Pyle did not say anything else about the shooting because the official investigation is still underway.
“We haven’t even gotten the results from the DA’s Office on the CIRT,” Pyle said. We are waiting for that to happen. … We have faith in the DA’s office to complete a thorough investigation.”
Rallying in support
Both Castaneda and Loveland resident Shane Ritter spoke at the rally, calling for love, support and resources for those in need, and calling for change. They urged residents to come together and to demand changes within the police department, so officers can do their jobs with the correct training and so residents can get the help they need without unnecessary violence.
As the Loveland residents spoke with emotion, and sometimes tears, during the rally, they stressed that they have no political motive and simply want to bring about change, to help residents who have nowhere to turn for the resources they need, and to have city officials hear residents’ concerns.

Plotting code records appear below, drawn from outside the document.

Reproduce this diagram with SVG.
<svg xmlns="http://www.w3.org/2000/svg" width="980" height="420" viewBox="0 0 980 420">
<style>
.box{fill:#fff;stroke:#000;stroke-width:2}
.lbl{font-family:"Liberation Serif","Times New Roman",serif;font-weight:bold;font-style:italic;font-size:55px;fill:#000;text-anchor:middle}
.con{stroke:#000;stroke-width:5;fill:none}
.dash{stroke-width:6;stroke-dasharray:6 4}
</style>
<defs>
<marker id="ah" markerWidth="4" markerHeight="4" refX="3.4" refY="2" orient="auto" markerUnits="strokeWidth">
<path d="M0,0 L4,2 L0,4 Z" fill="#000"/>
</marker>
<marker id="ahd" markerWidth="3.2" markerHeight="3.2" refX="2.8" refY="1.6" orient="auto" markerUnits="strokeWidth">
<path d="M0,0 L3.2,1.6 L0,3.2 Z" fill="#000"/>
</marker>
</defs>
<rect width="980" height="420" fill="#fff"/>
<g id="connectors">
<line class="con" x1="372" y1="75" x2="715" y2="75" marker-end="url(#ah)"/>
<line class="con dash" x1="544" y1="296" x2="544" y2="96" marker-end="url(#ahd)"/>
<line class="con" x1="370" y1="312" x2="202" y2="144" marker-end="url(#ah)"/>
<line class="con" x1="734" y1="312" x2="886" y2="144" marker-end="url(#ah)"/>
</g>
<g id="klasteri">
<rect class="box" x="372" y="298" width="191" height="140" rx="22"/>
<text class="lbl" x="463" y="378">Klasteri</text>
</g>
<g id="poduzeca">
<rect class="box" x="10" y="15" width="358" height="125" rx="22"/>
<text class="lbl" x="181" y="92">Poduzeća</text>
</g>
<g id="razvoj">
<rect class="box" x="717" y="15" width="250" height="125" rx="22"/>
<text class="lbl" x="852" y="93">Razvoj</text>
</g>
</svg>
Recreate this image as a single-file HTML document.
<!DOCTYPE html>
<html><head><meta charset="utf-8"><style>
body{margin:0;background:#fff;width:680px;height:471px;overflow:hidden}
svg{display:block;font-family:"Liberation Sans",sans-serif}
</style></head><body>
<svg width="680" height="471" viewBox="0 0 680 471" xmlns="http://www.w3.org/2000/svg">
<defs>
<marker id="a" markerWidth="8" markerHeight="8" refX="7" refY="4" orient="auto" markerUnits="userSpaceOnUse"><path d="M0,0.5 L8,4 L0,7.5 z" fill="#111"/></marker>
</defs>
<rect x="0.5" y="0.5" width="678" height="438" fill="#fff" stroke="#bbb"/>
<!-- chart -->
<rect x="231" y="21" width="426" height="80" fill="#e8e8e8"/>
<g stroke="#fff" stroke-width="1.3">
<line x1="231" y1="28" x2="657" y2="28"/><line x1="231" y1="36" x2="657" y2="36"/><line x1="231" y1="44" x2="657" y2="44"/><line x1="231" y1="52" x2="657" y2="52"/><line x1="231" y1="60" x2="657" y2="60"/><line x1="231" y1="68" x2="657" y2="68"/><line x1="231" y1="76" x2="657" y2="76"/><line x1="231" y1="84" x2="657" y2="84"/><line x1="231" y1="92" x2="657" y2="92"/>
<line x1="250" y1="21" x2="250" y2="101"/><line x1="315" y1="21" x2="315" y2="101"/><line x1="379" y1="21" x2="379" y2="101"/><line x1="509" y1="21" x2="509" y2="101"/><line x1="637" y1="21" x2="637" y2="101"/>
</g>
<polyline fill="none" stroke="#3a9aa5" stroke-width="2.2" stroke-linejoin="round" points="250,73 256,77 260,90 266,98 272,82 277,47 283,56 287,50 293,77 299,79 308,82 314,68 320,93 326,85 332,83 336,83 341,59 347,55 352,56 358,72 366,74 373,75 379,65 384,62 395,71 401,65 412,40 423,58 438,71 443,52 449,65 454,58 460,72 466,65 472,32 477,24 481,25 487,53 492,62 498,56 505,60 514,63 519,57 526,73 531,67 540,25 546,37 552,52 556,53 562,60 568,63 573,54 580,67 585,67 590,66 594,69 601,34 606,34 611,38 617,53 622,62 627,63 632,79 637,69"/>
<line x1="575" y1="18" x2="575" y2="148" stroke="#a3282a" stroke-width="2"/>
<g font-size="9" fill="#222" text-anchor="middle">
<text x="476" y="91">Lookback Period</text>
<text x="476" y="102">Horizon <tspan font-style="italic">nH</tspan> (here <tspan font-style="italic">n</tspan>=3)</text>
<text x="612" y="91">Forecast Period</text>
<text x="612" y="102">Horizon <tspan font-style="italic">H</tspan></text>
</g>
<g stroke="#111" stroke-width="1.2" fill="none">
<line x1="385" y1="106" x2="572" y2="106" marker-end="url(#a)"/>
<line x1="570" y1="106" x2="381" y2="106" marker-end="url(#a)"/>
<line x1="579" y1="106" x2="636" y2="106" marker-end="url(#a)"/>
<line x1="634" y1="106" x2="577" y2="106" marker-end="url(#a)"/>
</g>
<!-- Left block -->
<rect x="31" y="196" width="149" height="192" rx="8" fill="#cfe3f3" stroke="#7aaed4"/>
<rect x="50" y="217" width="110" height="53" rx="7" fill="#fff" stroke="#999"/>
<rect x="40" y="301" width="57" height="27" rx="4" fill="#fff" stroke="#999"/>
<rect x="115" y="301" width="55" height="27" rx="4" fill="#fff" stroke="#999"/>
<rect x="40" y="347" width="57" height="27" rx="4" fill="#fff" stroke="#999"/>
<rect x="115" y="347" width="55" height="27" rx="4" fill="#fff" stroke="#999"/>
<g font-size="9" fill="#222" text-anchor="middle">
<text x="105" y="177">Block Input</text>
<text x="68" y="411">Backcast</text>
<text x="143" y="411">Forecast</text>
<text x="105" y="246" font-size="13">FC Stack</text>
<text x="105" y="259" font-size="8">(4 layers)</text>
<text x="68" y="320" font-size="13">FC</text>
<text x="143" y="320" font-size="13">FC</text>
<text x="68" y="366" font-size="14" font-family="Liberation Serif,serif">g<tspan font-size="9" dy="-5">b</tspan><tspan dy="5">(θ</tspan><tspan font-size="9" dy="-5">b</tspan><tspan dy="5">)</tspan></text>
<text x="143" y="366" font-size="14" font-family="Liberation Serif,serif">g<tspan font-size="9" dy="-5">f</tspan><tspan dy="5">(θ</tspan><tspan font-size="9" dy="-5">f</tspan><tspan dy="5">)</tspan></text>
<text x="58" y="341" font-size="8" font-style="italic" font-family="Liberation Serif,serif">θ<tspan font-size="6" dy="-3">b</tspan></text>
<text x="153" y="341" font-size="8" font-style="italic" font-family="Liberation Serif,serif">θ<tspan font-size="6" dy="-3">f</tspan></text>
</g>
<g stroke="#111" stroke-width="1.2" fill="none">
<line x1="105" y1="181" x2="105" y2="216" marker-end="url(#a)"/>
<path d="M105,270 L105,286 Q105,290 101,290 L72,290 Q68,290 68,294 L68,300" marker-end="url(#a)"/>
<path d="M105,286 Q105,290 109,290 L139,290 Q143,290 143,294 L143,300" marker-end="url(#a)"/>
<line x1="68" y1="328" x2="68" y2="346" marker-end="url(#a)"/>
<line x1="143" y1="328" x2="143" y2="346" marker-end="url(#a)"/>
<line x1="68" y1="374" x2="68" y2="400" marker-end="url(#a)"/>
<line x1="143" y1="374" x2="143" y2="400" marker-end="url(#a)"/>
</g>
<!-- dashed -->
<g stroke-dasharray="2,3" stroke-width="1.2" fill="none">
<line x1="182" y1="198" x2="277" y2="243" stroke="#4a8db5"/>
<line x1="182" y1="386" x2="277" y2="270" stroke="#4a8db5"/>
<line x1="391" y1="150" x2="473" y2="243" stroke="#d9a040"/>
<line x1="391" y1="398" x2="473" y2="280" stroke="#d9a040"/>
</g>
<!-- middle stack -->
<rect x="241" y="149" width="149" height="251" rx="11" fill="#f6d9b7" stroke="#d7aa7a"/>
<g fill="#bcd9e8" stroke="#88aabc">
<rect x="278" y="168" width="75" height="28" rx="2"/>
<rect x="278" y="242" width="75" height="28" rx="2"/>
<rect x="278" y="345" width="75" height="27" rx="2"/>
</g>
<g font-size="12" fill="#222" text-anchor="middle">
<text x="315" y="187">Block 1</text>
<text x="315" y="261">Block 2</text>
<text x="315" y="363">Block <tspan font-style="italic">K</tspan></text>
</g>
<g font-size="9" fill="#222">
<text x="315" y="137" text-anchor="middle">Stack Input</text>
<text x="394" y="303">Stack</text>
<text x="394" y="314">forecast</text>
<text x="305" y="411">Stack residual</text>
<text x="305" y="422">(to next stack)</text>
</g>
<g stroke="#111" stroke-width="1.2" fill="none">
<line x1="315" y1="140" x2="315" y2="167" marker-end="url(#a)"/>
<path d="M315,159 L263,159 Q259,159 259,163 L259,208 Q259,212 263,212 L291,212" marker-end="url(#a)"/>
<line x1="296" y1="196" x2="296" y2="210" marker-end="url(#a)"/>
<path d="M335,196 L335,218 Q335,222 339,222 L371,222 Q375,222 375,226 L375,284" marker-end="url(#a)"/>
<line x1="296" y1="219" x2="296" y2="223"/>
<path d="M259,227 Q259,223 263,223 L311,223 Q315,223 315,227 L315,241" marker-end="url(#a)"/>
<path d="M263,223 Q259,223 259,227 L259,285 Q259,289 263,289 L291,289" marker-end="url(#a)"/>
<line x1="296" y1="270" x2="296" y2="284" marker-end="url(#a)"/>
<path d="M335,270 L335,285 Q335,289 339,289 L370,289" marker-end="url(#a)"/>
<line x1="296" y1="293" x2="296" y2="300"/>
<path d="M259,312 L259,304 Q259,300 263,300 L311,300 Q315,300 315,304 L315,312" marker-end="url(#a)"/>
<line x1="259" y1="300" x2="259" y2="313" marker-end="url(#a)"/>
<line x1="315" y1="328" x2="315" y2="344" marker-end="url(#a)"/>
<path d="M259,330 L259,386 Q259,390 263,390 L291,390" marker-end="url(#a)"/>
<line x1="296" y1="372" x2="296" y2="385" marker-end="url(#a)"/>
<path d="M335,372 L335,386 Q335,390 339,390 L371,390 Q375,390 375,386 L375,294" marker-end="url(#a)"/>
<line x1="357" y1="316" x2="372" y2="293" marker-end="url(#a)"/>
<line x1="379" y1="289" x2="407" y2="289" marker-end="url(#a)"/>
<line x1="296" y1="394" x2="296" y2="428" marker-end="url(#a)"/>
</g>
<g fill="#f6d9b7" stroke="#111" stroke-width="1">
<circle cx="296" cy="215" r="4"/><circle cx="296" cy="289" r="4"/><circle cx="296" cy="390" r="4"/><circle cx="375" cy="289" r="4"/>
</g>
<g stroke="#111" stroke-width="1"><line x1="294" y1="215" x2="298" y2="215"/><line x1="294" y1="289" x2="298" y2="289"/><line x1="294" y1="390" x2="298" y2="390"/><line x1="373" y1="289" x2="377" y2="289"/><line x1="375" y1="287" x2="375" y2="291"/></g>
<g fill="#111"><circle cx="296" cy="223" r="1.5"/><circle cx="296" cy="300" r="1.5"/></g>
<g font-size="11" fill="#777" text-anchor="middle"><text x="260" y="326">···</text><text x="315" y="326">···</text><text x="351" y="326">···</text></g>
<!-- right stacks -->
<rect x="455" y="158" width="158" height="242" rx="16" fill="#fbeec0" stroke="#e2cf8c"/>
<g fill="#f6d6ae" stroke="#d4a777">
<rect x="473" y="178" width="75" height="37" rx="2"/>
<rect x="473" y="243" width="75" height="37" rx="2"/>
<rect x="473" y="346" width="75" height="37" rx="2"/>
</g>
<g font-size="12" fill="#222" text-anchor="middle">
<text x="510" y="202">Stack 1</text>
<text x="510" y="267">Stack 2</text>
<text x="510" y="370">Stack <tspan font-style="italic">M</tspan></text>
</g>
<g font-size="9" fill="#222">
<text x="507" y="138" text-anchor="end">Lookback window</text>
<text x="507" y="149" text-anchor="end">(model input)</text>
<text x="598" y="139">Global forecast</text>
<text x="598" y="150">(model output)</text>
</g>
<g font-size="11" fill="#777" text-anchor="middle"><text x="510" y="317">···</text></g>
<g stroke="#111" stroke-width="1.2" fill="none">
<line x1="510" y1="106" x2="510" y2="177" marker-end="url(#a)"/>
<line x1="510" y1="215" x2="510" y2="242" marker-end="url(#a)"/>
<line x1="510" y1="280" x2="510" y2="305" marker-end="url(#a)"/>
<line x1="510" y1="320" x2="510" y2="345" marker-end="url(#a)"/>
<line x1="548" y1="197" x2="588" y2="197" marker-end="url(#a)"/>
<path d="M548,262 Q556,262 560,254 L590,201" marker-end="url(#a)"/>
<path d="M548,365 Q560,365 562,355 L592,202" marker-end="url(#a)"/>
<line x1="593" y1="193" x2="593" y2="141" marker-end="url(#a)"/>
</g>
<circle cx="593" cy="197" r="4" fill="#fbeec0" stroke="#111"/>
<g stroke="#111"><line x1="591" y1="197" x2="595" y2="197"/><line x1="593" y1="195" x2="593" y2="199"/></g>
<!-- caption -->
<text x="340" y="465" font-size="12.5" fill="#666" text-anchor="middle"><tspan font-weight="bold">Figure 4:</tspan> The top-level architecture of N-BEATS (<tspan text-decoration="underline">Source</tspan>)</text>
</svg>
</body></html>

But so far, instead of being met with open minds, they have been shut down and threatened, they said, vowing to continue to listen to the community and make their voices heard for those who need help.
“We will stand for them,” Castaneda said. “We will support them, and we will find solutions for them together.”
And she urged city officials to come to the table and really bring about changes, not just say they are adding training or additional co-responders, but bring about a different result in the future.
“We have a justice system that is burying mental health and criminalizing them for being ill,” Castaneda said. “How is that acceptable? What in the hell is going on in Loveland?”
She added, “I say no more. … Enough is enough.”